L’anno più italiano
del Canton Ticino

Chi si ricorda “Benvenuta impresa”? La chiamata del municipio di Chiasso con rapido assalto di risposta da parte delle aziende italiane fece scalpore e attirò giornali e media nell’autunno del 2013. Oltre a più di 600 imprenditori di casa nostra, che volevano vedere chiaro nell’appetibilità di spazi e condizioni in terra elvetica.

Sono trascorsi tre anni, ma sembrano trenta, se guardiamo la realtà ticinese da vari punti di vista. Senz’altro il primo aspetto è il riscontro (poco) concreto di quell’appello e dei timori che si diffusero per la fuga delle imprese italiane nel Cantone. L’allora presidente di Unindustria Como Francesco Verga metteva in guardia i colleghi dal lasciarsi tentare dalla sirena svizzera. Quello attuale, Fabio Porro, non lo fa, perché non serve più.

La partenza è molto ridimensionata, anzi ci sono gruppi che chiudono e tornano in Italia. Nel frattempo, c’è stato lo tsunami - come fu definito da Swatch - dell’abbandono del tetto del cambio tra franco e euro lo scorso anno.

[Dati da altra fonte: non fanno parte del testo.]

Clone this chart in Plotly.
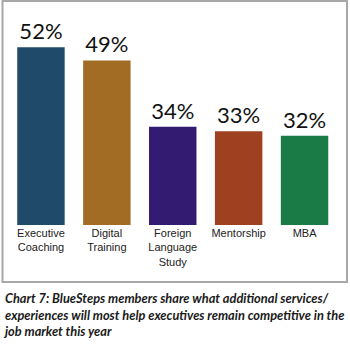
import plotly.graph_objects as go

categories = ["Executive<br>Coaching", "Digital<br>Training", "Foreign<br>Language<br>Study", "Mentorship", "MBA"]
values = [52, 49, 34, 33, 32]
labels = ["52%", "49%", "34%", "33%", "32%"]
colors = ["#1F4A6A", "#A26C25", "#331B72", "#9F4120", "#1B7B47"]
caption = ("Chart 7: BlueSteps members share what additional services/<br>"
           "experiences will most help executives remain competitive in the<br>"
           "job market this year")

W, H = 350, 347
bot_px, top_px = 225, 20
left_px, right_px = 8, 337.5

fig = go.Figure()
fig.add_trace(go.Bar(
    x=categories, y=values, text=labels, textposition="outside",
    texttemplate="%{text}", cliponaxis=False,
    marker=dict(color=colors, line=dict(width=0)),
    textfont=dict(family="Lato", size=22, color="#111111"),
    hoverinfo="skip",
))

fig.update_layout(
    width=W, height=H, autosize=False,
    margin=dict(l=0, r=0, t=0, b=0),
    paper_bgcolor="white", plot_bgcolor="white",
    showlegend=False, bargap=0.28,
    xaxis=dict(domain=[left_px / W, right_px / W], range=[-0.5, 4.5],
               showgrid=False, zeroline=False, showline=False, ticks="",
               tickfont=dict(family="Liberation Sans, Arial", size=11, color="#222222"),
               anchor="y"),
    yaxis=dict(domain=[1 - bot_px / H, 1 - top_px / H], range=[11.8, 58.14],
               visible=False, showgrid=False, zeroline=False),
    shapes=[dict(type="rect", xref="paper", yref="paper",
                 x0=2.5 / W, x1=347 / W, y0=1 - 282 / H, y1=1 - 1 / H,
                 line=dict(color="#A8A8A8", width=2), fillcolor="rgba(0,0,0,0)",
                 layer="below")],
    annotations=[dict(text="<b><i>" + caption + "</i></b>", xref="paper", yref="paper",
                      x=1 / W, y=1 - 288 / H, xanchor="left", yanchor="top",
                      align="left", showarrow=False,
                      font=dict(family="Lato", size=12.8, color="#1a1a1a"))],
)

fig.write_html("out.html")
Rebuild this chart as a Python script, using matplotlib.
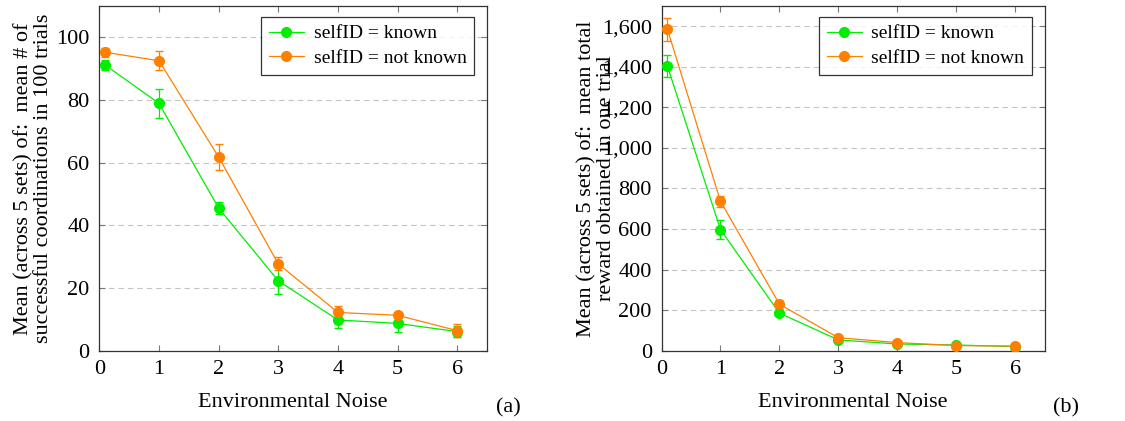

Uno scossone alle imprese votate all’export , che si è pagato a lungo e che ha avuto ripercussioni pure sui frontalieri. Tra tagli di posti di lavoro e di salari.

C’è però un elemento di quell’iniziativa di Chiasso che oggi mette un po’ di malinconia. Un elemento estremamente concreto, tanto che si poteva toccare con mano: il compendio che il municipio metteva a disposizione delle aziende interessate a trasferirsi, perché cogliessero tutti i vantaggi. Roba che nemmeno Ulisse, con quella sirena, avrebbe avuto il coraggio di mettersi i tappi nelle orecchie.

Tempi per avere servizi, pure basilari, che apparivano netti e chiari come in Italia ci si può solo sognare. Ogni modalità e ogni scadenza in 72 pagine rilegate, semplici ed efficaci. Documento concreto, appunto, ma così simbolico allo stesso tempo di regole comprensibili e limpide, di un altro mondo.

Ecco, questo 2016 è stato tutt’altro che nel segno della tradizionale chiarezza elvetica, nel Canton Ticino. E si sono visti molti comportamenti che oltre confine probabilmente etichetterebbero in linea con la burocrazia italiana e anche la nostra politica.

Un anno fa si approdava al nuovo accordo fiscale tra Italia e Svizzera per i frontalieri, che doveva passare al vaglio governativo e parlamentare, ma che ha ricevuto scossoni anche per l’atteggiamento del Ticino. Perché nel frattempo il clima antistranieri è dilagato. Ma sono occorsi anche due anni e mezzo - a Berna - per applicare il referendum antistranieri e ne è uscita una legge che già vede qualcuno alzare la mano e invocare un nuovo referendum.

Nel frattempo, è partita la tassa di collegamento, ovvero sui posteggi, che doveva portare ossigeno alle casse ticinesi, ma si è presto arenata perché l’ha congelata il tribunale federale.

Forse, tuttavia, il piccolo capolavoro dal sapore italiano è il nuovo albo Lia, definito dagli stessi media ticinesi “antipadroncini”. Requisiti ardui e anche ingiusti in q ualche caso, una tassa salata per entrambi, ovvero svizzeri e italiani, con la differenza che questi ultimi possono lavorare solo 90 giorni. Risultato, sono crollate le aziende italiane che varcano il confine ufficialmente per lavorare in Ticino, anche perché si sono individuati escamotage. Del resto, se sono calati i frontalieri, sono aumentati i nostri lavoratori che si trasferiscono. Della serie, quest’anno il Ticino ci è parso in più occasioni molto italiano, battendoci a più riprese sul fronte “complicazione delle cose semplici”. Ma dovrebbe sapere che è un match impegnativo superar e gli italiani in questo: fatta la legge, trovato l’inganno.

Meglio lavorare insieme, come si è sempre fatto, per il bene di tutti.